Well it was trash day today so the scavengers were out. These are the folks that root through the trash and recycle bins set on the street, and retrieve the recyclables to take them to the recyclers for cash. Most of them just stick to aluminum cans and plastic bottles but the really hard core ones get the glass bottles too. That’s when I saw her. A little Asian woman pushing a heavily laden shopping cart. Judging by the clinking noises it was mostly full of glass. With bags filled with cans and plastic jugs tied to the outside of it. It was the size of a VW Beetle. She, however, was about the size of a ten-year-old. She couldn’t see over the top of it. She was pretty stocky but at maybe 5′ even, that puts her at about 140 pounds tops. I turned the corner ahead of her and started clopping down a very steep hill. In the back of my mind I was going to say something or offer help but I don’t think she should be doing it in the first place. I think the scavengers are a problem, and a liability. I mean I’ve seen the damage an empty cart does when it gets a little speed in a parking lot. I can only imagine what a 250 pound cart full of glass and garbage would do if it started sailing uncontrollably down a steep hill and slammed into a car. Or worse yet into an intersection. As this thought was milling about the ole noggin I heard the frantic slapping of little Asian feet in flip flops from behind me.

Guess what I saw?

C’mon, guess.

That’s right, it was a 250 pound shopping cart full of glass and garbage sailing uncontrollably down a steep hill right towards a Pearl White Toyota SUV. It was quite uncontrolled despite the best efforts of the little Asian woman. She was in front of it trying to slow it down with out turning it as it would have toppled over and spilled the product of hours of trash rooting. Facing the cart and frantically back pedaling down the hill, the carts momentum conspired with both of her cheap flip flops and soon she was just a lump of meat being shoveled down the hill by the runaway cart. I was already running up the hill to help her out as the front wheels had swallowed her legs and she was sliding on her hips and the palm of her hands. This whole grizzly flesh and glass contraption had drifted to the left and she was pinned against the curb by the time I got up the hill to her. I had to put my back up against the front of the cart and give it everything I had to lift the front a few inches so she could get her legs free. Then I wedged the casters against the curb so it wouldn’t go anywhere. She winced and inspected her road rash. I was really surprised nothing was broken. She looked like a Picasso when I got to her. But I guess she was really flexible.

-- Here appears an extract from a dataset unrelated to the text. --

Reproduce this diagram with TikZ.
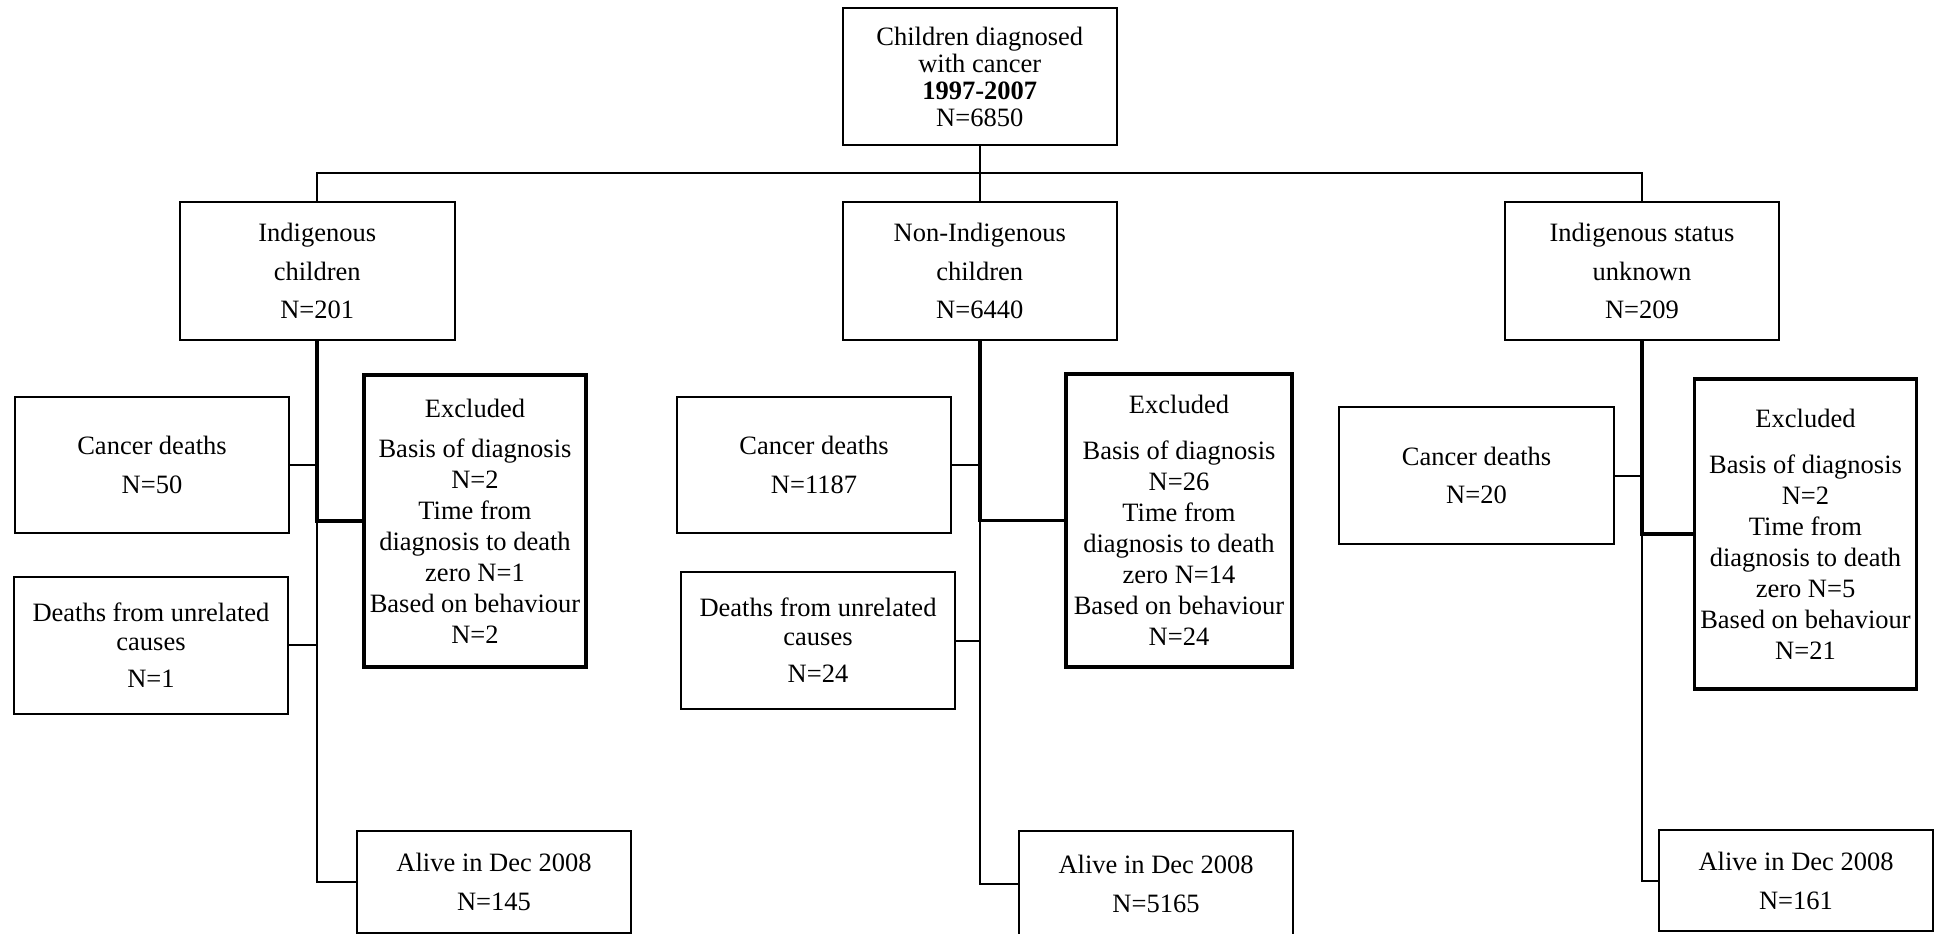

Then she asked me to call her phone because she couldn’t find it. I did. She found it. I helped her get the cart to the bottom of the hill and then during her recap of the events my sorry for her feelings kinda went away.

She was holding the phucking phone in the crook of her neck when she lost the cart. She just wasn’t paying attention.Yakking away and didn’t notice how steep the hill was because her cart was too high to see over and she couldn’t look around it because she was holding the phone with her ear against her shoulder. “I need both hands to push the cart” she said.

ARE you FUCKING KIDDING Me!!!!???!?!